[Information shown]
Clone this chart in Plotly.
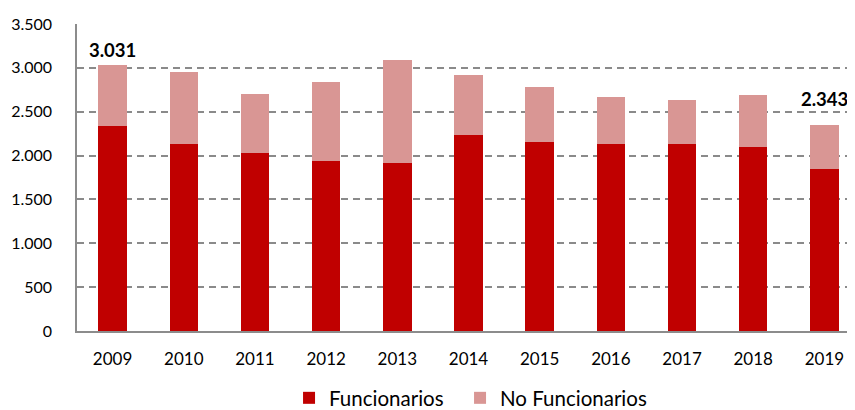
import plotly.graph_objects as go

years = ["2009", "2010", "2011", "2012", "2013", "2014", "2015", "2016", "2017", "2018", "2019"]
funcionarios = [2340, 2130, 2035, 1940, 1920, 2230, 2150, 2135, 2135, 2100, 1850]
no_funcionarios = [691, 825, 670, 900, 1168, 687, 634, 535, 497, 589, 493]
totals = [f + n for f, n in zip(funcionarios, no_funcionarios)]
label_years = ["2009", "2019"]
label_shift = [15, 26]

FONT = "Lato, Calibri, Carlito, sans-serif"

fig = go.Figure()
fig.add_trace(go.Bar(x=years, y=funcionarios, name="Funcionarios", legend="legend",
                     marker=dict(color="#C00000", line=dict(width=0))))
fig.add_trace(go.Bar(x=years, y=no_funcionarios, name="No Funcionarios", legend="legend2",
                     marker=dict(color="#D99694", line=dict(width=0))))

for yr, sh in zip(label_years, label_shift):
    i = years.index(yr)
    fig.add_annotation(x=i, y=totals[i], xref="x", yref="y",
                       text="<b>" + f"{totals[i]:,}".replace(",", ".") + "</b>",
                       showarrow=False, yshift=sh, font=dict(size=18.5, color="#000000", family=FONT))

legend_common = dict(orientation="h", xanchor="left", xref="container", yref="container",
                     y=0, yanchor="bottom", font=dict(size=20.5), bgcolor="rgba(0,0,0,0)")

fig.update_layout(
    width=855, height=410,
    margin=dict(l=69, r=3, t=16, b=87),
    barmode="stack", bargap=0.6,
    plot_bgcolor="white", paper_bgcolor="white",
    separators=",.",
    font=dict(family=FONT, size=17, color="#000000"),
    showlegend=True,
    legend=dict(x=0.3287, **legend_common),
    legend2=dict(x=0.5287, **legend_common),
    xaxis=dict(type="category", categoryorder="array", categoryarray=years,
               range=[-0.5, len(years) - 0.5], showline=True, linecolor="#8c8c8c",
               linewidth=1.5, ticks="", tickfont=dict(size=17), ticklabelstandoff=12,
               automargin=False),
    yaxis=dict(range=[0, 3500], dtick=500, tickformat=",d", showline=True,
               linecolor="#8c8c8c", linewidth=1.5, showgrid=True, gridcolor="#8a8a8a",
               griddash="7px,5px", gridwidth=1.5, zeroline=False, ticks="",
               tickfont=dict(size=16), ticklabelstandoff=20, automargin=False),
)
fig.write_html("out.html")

[Stated problem]
In the data above, please extract the lines from the first one through the line with "import plotly.graph_objects as go", exactly, and keep pictures out.

[Answer to the task]
Clone this chart in Plotly.
import plotly.graph_objects as go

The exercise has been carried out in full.